The Supreme Court has never imputed "invidious intent" to decisions that will foreseeably affect racial groups differently, the board said. The trial court's reasoning would make the Texas law, which guarantees admission to any state university for the top 10% of each high school class, "presumptively unconstitutional if they were even minimally successful in achieving their desired [diversity] aims."
The coalition responded April 14 that the Supreme Court was likely to review the case because lower courts haven't settled on the "proper standard for measuring disparate impact in an intentional discrimination claim." The board wants to "simplistically" compare applicants versus admitted students, while the coalition wants to compare "aggregate performance" of Asian-American students under each policy.
It accused the board of mischaracterizing the number of children that could be harmed by the current policy by citing declarations from two coalition members that were intended to demonstrate its "associational standing." In fact, the coalition has 200-plus members, "many of whom joined precisely because they have children who intend to seek admission to TJ."
The 4th Circuit stay will harm next year's applicants as well as current applicants because even the expedited schedule wouldn't get to oral argument until "one month before TJ begins accepting applications" this fall, the coalition said.

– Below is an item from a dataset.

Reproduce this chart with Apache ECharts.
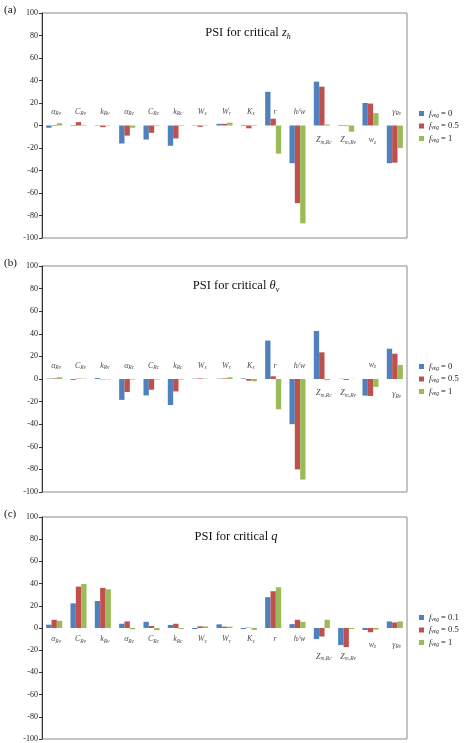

"Under the Board's theory, a school district may adopt criteria designed to disfavor a particular racial group to achieve racial balance so long as members of that group still earn a share of seats commensurate with its proportion of the applicant pool," the response said. "In any other context, it would be clear that the government cannot discriminate against a racial group simply because its members have been successful in obtaining a benefit."